** start of Given data **
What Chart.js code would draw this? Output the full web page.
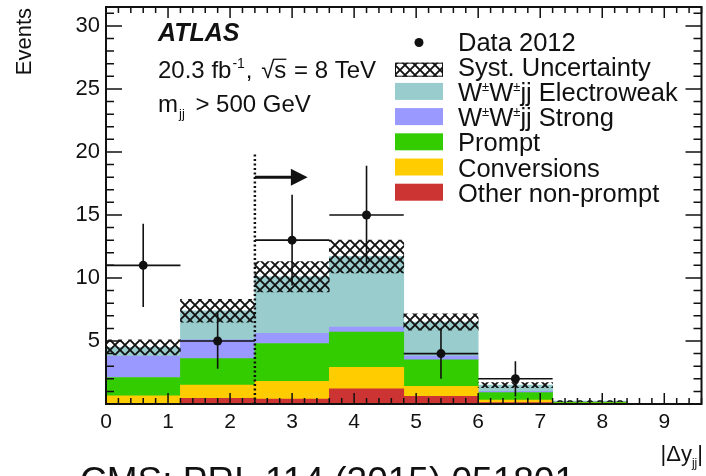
<!DOCTYPE html>
<html><head><meta charset="utf-8">
<script src="https://cdn.jsdelivr.net/npm/chart.js@4.4.0/dist/chart.umd.min.js"></script>
<style>html,body{margin:0;padding:0;background:#fff;} canvas{display:block}</style>
</head><body>
<canvas id="c" width="706" height="476"></canvas>
<script>
// ---- data ----
const bins = ['0-1.2','1.2-2.4','2.4-3.6','3.6-4.8','4.8-6.0','6.0-7.2','7.2-8.4','8.4-9.6'];
const otherNonPrompt = [0.05, 0.45, 0.40, 1.20, 0.60, 0.12, 0.03, 0];
const conversions    = [0.60, 1.05, 1.40, 1.70, 0.80, 0.20, 0.05, 0];
const prompt         = [1.45, 2.10, 3.00, 2.80, 2.10, 0.58, 0.08, 0];
const wwStrong       = [1.70, 1.50, 0.80, 0.40, 0.30, 0.10, 0.02, 0];
const wwElectroweak  = [0.70, 2.30, 4.50, 5.60, 2.70, 0.50, 0.05, 0];
const systUncertainty= [0.60, 0.90, 1.20, 1.30, 0.65, 0.20, 0.05, 0];
const dataX   = [0.6, 1.8, 3.0, 4.2, 5.4, 6.6];
const dataY   = [11, 5, 13, 15, 4, 2];
const dataErr = [3.3, 2.2, 3.6, 3.9, 2.0, 1.4];
const binHalfWidth = 0.6;
const xTicks = [0,1,2,3,4,5,6,7,8,9];
const yTicks = [5,10,15,20,25,30];
const cutValue = 2.4;

const FONT = "'Liberation Sans', Arial, sans-serif";
const canvas = document.getElementById('c');
const ctx0 = canvas.getContext('2d');

function makeHatch(){
  const c = document.createElement('canvas'); c.width = 10; c.height = 10;
  const g = c.getContext('2d');
  g.strokeStyle = '#111'; g.lineWidth = 1.9;
  g.beginPath(); g.moveTo(-1,-1); g.lineTo(11,11); g.moveTo(11,-1); g.lineTo(-1,11); g.stroke();
  return ctx0.createPattern(c, 'repeat');
}
const hatch = makeHatch();

const totals = bins.map((_, i) => otherNonPrompt[i] + conversions[i] + prompt[i] + wwStrong[i] + wwElectroweak[i]);
const systBand = totals.map((t, i) => systUncertainty[i] > 0 ? [t - systUncertainty[i], t + systUncertainty[i]] : null);

function rich(ctx, x, y, parts, align){
  let w = 0;
  parts.forEach(p => { ctx.font = `${p.style||''} ${p.weight||''} ${p.size}px ${FONT}`; p.w = ctx.measureText(p.t).width; w += p.w + (p.gap||0); });
  let cx = align === 'right' ? x - w : x;
  ctx.textAlign = 'left'; ctx.textBaseline = 'alphabetic';
  parts.forEach(p => {
    ctx.font = `${p.style||''} ${p.weight||''} ${p.size}px ${FONT}`;
    ctx.fillText(p.t, cx, y + (p.dy||0));
    if (p.over) { ctx.beginPath(); ctx.lineWidth = 1.3; ctx.moveTo(cx - 1, y - p.size*0.78); ctx.lineTo(cx + p.w, y - p.size*0.78); ctx.stroke(); }
    cx += p.w + (p.gap||0);
  });
}

const overlay = {
  id: 'overlay',
  afterDatasetsDraw(chart){
    const {ctx, chartArea: a, scales} = chart;
    const xs = scales.xt, ys = scales.y;
    const X = v => xs.getPixelForValue(v), Y = v => ys.getPixelForValue(v);
    ctx.save();
    ctx.fillStyle = '#111'; ctx.strokeStyle = '#111';
    // error bars
    ctx.lineWidth = 1.6;
    dataX.forEach((x, i) => {
      ctx.beginPath();
      ctx.moveTo(X(x - binHalfWidth), Y(dataY[i])); ctx.lineTo(X(x + binHalfWidth), Y(dataY[i]));
      ctx.moveTo(X(x), Y(dataY[i] - dataErr[i])); ctx.lineTo(X(x), Y(dataY[i] + dataErr[i]));
      ctx.stroke();
    });
    // cut line and arrow
    ctx.save();
    ctx.setLineDash([2, 2.5]); ctx.lineWidth = 2.5;
    ctx.beginPath(); ctx.moveTo(X(cutValue), Y(0)); ctx.lineTo(X(cutValue), Y(20)); ctx.stroke();
    ctx.restore();
    ctx.lineWidth = 3;
    ctx.beginPath(); ctx.moveTo(X(cutValue), Y(18)); ctx.lineTo(X(3.02), Y(18)); ctx.stroke();
    ctx.beginPath(); ctx.moveTo(X(2.98), Y(18) - 8.5); ctx.lineTo(X(3.25), Y(18)); ctx.lineTo(X(2.98), Y(18) + 8.5); ctx.closePath(); ctx.fill();
    // frame
    ctx.lineWidth = 2;
    ctx.strokeRect(a.left, a.top, a.right - a.left, a.bottom - a.top);
    // ticks
    ctx.lineWidth = 1.5;
    ctx.beginPath();
    for (let v = 0; v <= 31; v++) {
      const L = v % 5 === 0 ? 16 : 8, py = Y(v);
      ctx.moveTo(a.left, py); ctx.lineTo(a.left + L, py);
      ctx.moveTo(a.right, py); ctx.lineTo(a.right - L, py);
    }
    for (let k = 0; k <= 48; k++) {
      const v = k * 0.2, L = k % 5 === 0 ? 11 : 6, px = X(v);
      ctx.moveTo(px, a.bottom); ctx.lineTo(px, a.bottom - L);
      ctx.moveTo(px, a.top); ctx.lineTo(px, a.top + L);
    }
    ctx.stroke();
    ctx.restore();
  },
  afterDraw(chart){
    const {ctx} = chart;
    ctx.save();
    ctx.fillStyle = '#111'; ctx.strokeStyle = '#111';
    // ATLAS labels
    rich(ctx, 158, 41, [{t:'ATLAS', size:25, weight:'bold', style:'italic'}]);
    rich(ctx, 158, 78, [{t:'20.3 fb', size:24, gap:1}, {t:'-1', size:14, dy:-10, gap:1}, {t:', ', size:24, gap:2}, {t:'√', size:24}, {t:'s', size:24, over:true, gap:1}, {t:' = 8 TeV', size:24}]);
    rich(ctx, 158, 112, [{t:'m', size:24, gap:1}, {t:'jj', size:13, dy:6, gap:4}, {t:' > 500 GeV', size:24}]);
    // legend
    const lx = 395, lw = 48, tx = 458;
    const rows = [
      {label:[{t:'Data 2012', size:25.5}], kind:'dot'},
      {label:[{t:'Syst. Uncertainty', size:25.5}], kind:'hatch'},
      {label:[{t:'W', size:25.5},{t:'±', size:13, dy:-10},{t:'W', size:25.5},{t:'±', size:13, dy:-10},{t:'jj Electroweak', size:25.5}], color:'#99CCCC'},
      {label:[{t:'W', size:25.5},{t:'±', size:13, dy:-10},{t:'W', size:25.5},{t:'±', size:13, dy:-10},{t:'jj Strong', size:25.5}], color:'#9999FF'},
      {label:[{t:'Prompt', size:25.5}], color:'#33CC00'},
      {label:[{t:'Conversions', size:25.5}], color:'#FFCC00'},
      {label:[{t:'Other non-prompt', size:25.5}], color:'#CC3333'}
    ];
    rows.forEach((r, i) => {
      const by = 50.5 + 25.2 * i;
      if (r.kind === 'dot') { ctx.beginPath(); ctx.arc(lx + lw/2, by - 8, 4.5, 0, Math.PI*2); ctx.fill(); }
      else if (r.kind === 'hatch') { ctx.fillStyle = hatch; ctx.fillRect(lx, by - 13, lw, 14); ctx.fillStyle = '#111'; ctx.lineWidth = 1; ctx.strokeRect(lx + 0.5, by - 12.5, lw - 1, 13); }
      else { ctx.fillStyle = r.color; ctx.fillRect(lx, by - 18, lw, 17); ctx.fillStyle = '#111'; }
      rich(ctx, tx, by, r.label);
    });
    // axis titles
    rich(ctx, 703, 461, [{t:'|Δy', size:22}, {t:'jj', size:12, dy:6}, {t:'|', size:22}], 'right');
    ctx.save();
    ctx.translate(31, 8); ctx.rotate(-Math.PI/2);
    ctx.font = `22px ${FONT}`; ctx.textAlign = 'right'; ctx.textBaseline = 'alphabetic';
    ctx.fillText('Events', 0, 0);
    ctx.restore();
    // source caption
    ctx.font = `37px ${FONT}`; ctx.textAlign = 'left'; ctx.textBaseline = 'alphabetic';
    ctx.fillText('CMS: PRL 114 (2015) 051801', 80, 493);
    ctx.restore();
  }
};

const barDs = (label, data, color) => ({type:'bar', label, data, backgroundColor: color, borderWidth: 0,
  xAxisID:'x', yAxisID:'y', barPercentage:1, categoryPercentage:1, grouped:false, order: 2});

new Chart(canvas, {
  type: 'bar',
  data: {
    labels: bins,
    datasets: [
      barDs('Other non-prompt', otherNonPrompt, '#CC3333'),
      barDs('Conversions', conversions, '#FFCC00'),
      barDs('Prompt', prompt, '#33CC00'),
      barDs('W±W±jj Strong', wwStrong, '#9999FF'),
      barDs('W±W±jj Electroweak', wwElectroweak, '#99CCCC'),
      {type:'bar', label:'Syst. Uncertainty', data: systBand, backgroundColor: hatch, borderWidth:0,
        xAxisID:'x', yAxisID:'y', barPercentage:1, categoryPercentage:1, stack:'syst', grouped:false, order:1},
      {type:'scatter', label:'Data 2012', data: dataX.map((x, i) => ({x, y: dataY[i]})),
        xAxisID:'xt', yAxisID:'y', pointRadius:4.5, pointBackgroundColor:'#111', pointBorderWidth:0, order:0}
    ]
  },
  options: {
    responsive: false, animation: false,
    layout: {padding: {top: 7, right: 4, left: 0, bottom: 0}},
    plugins: {legend: {display: false}, tooltip: {enabled: false}},
    scales: {
      x: {type:'category', display:false, stacked:true, offset:true},
      xt: {type:'linear', position:'bottom', min:0, max:9.6, offset:false,
        afterBuildTicks: s => { s.ticks = xTicks.map(v => ({value: v})); },
        afterFit: s => { s.height = 72; s.paddingLeft = 0; s.paddingRight = 0; },
        grid: {display:false, drawTicks:false, offset:false}, border: {display:false},
        ticks: {font:{family:FONT, size:21}, color:'#111', padding:6, maxRotation:0, autoSkip:false}},
      y: {type:'linear', min:0, max:31.5, stacked:true,
        afterBuildTicks: s => { s.ticks = yTicks.map(v => ({value: v})); },
        afterFit: s => { s.width = 106; s.paddingTop = 0; s.paddingBottom = 0; },
        grid: {display:false, drawTicks:false}, border: {display:false},
        ticks: {font:{family:FONT, size:22}, color:'#111', padding:6}}
    }
  },
  plugins: [overlay]
});
</script>
</body></html>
** end of Given data **
### Your instructions
Give back exactly the lines from the first line of the data through the line with "const cutValue = 2.4;", pictures excluded.

### Task answer
What Chart.js code would draw this? Output the full web page.
<!DOCTYPE html>
<html><head><meta charset="utf-8">
<script src="https://cdn.jsdelivr.net/npm/chart.js@4.4.0/dist/chart.umd.min.js"></script>
<style>html,body{margin:0;padding:0;background:#fff;} canvas{display:block}</style>
</head><body>
<canvas id="c" width="706" height="476"></canvas>
<script>
// ---- data ----
const bins = ['0-1.2','1.2-2.4','2.4-3.6','3.6-4.8','4.8-6.0','6.0-7.2','7.2-8.4','8.4-9.6'];
const otherNonPrompt = [0.05, 0.45, 0.40, 1.20, 0.60, 0.12, 0.03, 0];
const conversions    = [0.60, 1.05, 1.40, 1.70, 0.80, 0.20, 0.05, 0];
const prompt         = [1.45, 2.10, 3.00, 2.80, 2.10, 0.58, 0.08, 0];
const wwStrong       = [1.70, 1.50, 0.80, 0.40, 0.30, 0.10, 0.02, 0];
const wwElectroweak  = [0.70, 2.30, 4.50, 5.60, 2.70, 0.50, 0.05, 0];
const systUncertainty= [0.60, 0.90, 1.20, 1.30, 0.65, 0.20, 0.05, 0];
const dataX   = [0.6, 1.8, 3.0, 4.2, 5.4, 6.6];
const dataY   = [11, 5, 13, 15, 4, 2];
const dataErr = [3.3, 2.2, 3.6, 3.9, 2.0, 1.4];
const binHalfWidth = 0.6;
const xTicks = [0,1,2,3,4,5,6,7,8,9];
const yTicks = [5,10,15,20,25,30];
const cutValue = 2.4;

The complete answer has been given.